The rules for the event, which no sanctioned track meet wants to get anywhere near, are listed on beermile.com. The most important ones: 1. Each runner must drink a 12-ounce beer, run a lap, stop and repeat those two steps four times; 2. Any runner who vomits during the race must run a penalty lap.
“They won’t tell you this around Kansas, but I’m sure the cross country and track and field teams come out late at night and do the same thing,” Symmonds said through huffs and puffs after nearly breaking the four-minute mile barrier. “I used to do it all the time in college. After the Olympics, I told myself I’ve worked hard for four years to be in this race, I’m going to go home and have a little fun. So I got my buddies out on the track and we did a beer mile. It was fun.
“They said it’s the American record. No American has run faster, so I’m pretty proud of it. It’s the only record I have in track and field right now. I’ll take it. I’m proud of that one.”
He said he usually averages between 12 and 15 seconds to drink the can of beer while stopping between laps, but can chug the first one in eight seconds.
“You’re drinking sudsy beer while trying to catch your breath,” Symmonds said. “The first one I can just throw straight down. The next ones, because you’re breathing so hard you have to take a couple of pulls and stop and catch your breath and take a couple more pulls. It’s very painful, very, very painful event.”
Symmonds attempted to line up a beer company to sponsor his record run, figuring the 100,000 hits it would get on YouTube would make for good marketing for the brand of beer consumed.
“I had a couple of beer companies that were very interested,” he said. “Their legal departments said, ‘We don’t want any part of this.’ They’re afraid of endorsing binge drinking.”
Symmonds also is sensitive to that, which is why on the video he says, “I’m over 21. I have a designated driver. I’m only drinking four beers here. I’m being responsible. Don’t do this if you’re not 21.”
He did it for kicks. He’s much more serious about his true passion. He’s determined to see the abolishment of the rules that forbid the sport’s athletes from using their uniforms and/or bodies to advertise products.
“The next step is getting the TFAA (Track and Field Athletes Association) to have a loud voice, a collective voice on this,” Symmonds said. “That’s how these professional sports work. You have the athlete union that has the collective athlete voice being heard. I can make as big of a stink as I want, but until athletes like Sanya Richards Ross are on board, until athletes like Usain Bolt are on board, it’s very difficult for us to affect much change.”

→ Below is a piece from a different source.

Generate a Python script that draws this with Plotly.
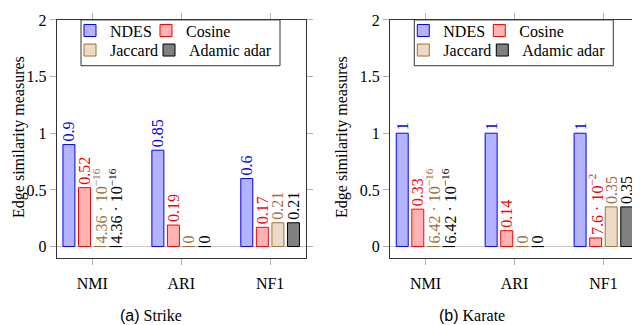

Symmonds has worn temporary tattoos marketing companies and covers them up with tape for races. He used his business relationship with Melaleuca, which bills itself as “The Wellness Company,” as an example of how corporate sponsorships with athletes help to grow his sport.
“I get e-mails from all over the world from employees of Melaleuca, saying they’re so excited I like the products,” he said. “Every one of them gets a leaflet every quarter about what I’m up to. That’s a way to build the whole pie that is track and field, by building a personal relationship with somebody. So everyone in that company becomes a Nick Symmonds fan through our mutual use of a product and then from watching me they (develop other favorite track and field athletes competing in the same meets as him).”
He’s right about that. Allowing the athletes to market companies during races would grow the sport.
“I don’t think we need to look like NASCAR,” Symmonds said. “If you look at golf, the Masters the other day, for example, they have a logo on their hat, maybe two logos on their chest, the ball and the clubs. There’s room for everybody there. I’m not saying I need to be covered head to toe in decals, but the IAAF (International Association of Athletics Federations) needs to set aside a bit of space that says, ‘This is for athletes to advertise, to market and sell the space for themselves.'”
Sponsorship of an annual, nationally televised Beer Mile would grow the sport, too, but that’s a tougher battle he’s not as interested in fighting. Not yet anyway.